Now, as I’ve said before, we cannot control what others think, say or do, so this section is for those who are being gaslighted.
There are some universal signs if you are not positive that you are a victim of gaslighting. These include:

* constantly second-guessing yourself or have trouble making decisions
* You’re ruminating about a perceived character flaw (like being too sensitive or not a good enough person)
* You’re always apologising- whether you are in the wrong or not
* You’re frequently making excuses for your partner’s behaviour.

If you are being gaslighted, the first suggestion would be to leave the situation entirely. However, I know that is not a possibility for some, so I’ll give you some tips on how to take back control. Once you have identified that this is happening, do not make excuses for the person.

In a gaslighting situation, you probably feel really upset and want to react- that’s normal. However, your anger, frustration, or sadness will give the gaslighter more power. Explain your version of events in a calm but stern way- that you are not going to accept their version of what happened. Say that you understand their perception is different, but that doesn’t mean you’re wrong. If they do not agree, that is fine and somewhat expected, change the topic of conversation, and choose a coping skill that calms you down- as your anger only hurts you.

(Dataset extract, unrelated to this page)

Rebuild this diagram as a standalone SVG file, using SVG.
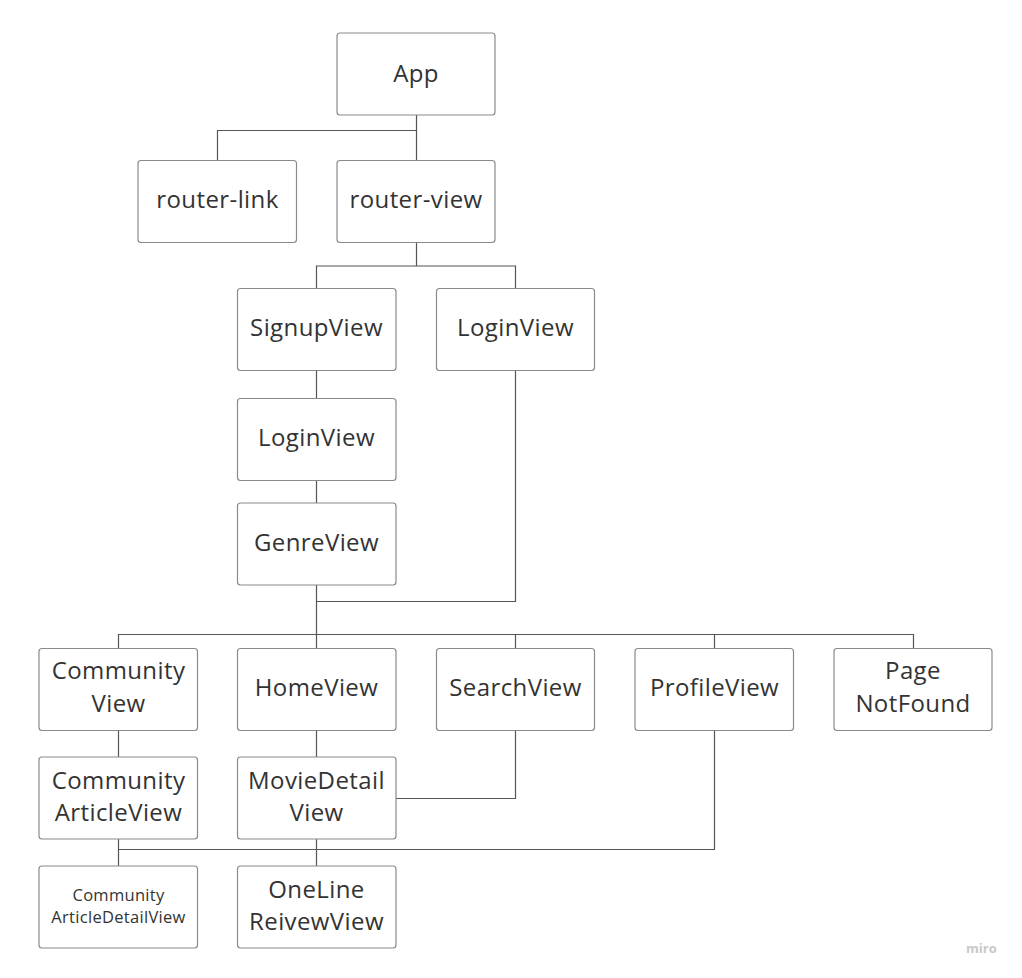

If you doubt yourself, keep a journal of any negative interaction – write down the truth about the event and how it made you feel- you can always go back to that for your own sanity. Engage in hobbies and interests that make you feel good about yourself.

Set personal boundaries that you adhere to when a gaslighting situation comes up. For example, you can say ‘If you criticise me or tweak what happened in a way that benefits you, I’m going to walk away or block your phone calls” – or whatever you can do. However, this only works if you actually do it. Empty threats do not result in change.

You can go to counselling – both personal and couples if you find it will be helpful and result in change.
Either way, if you are a perpetrator or victim, I sincerely hope your situation changes.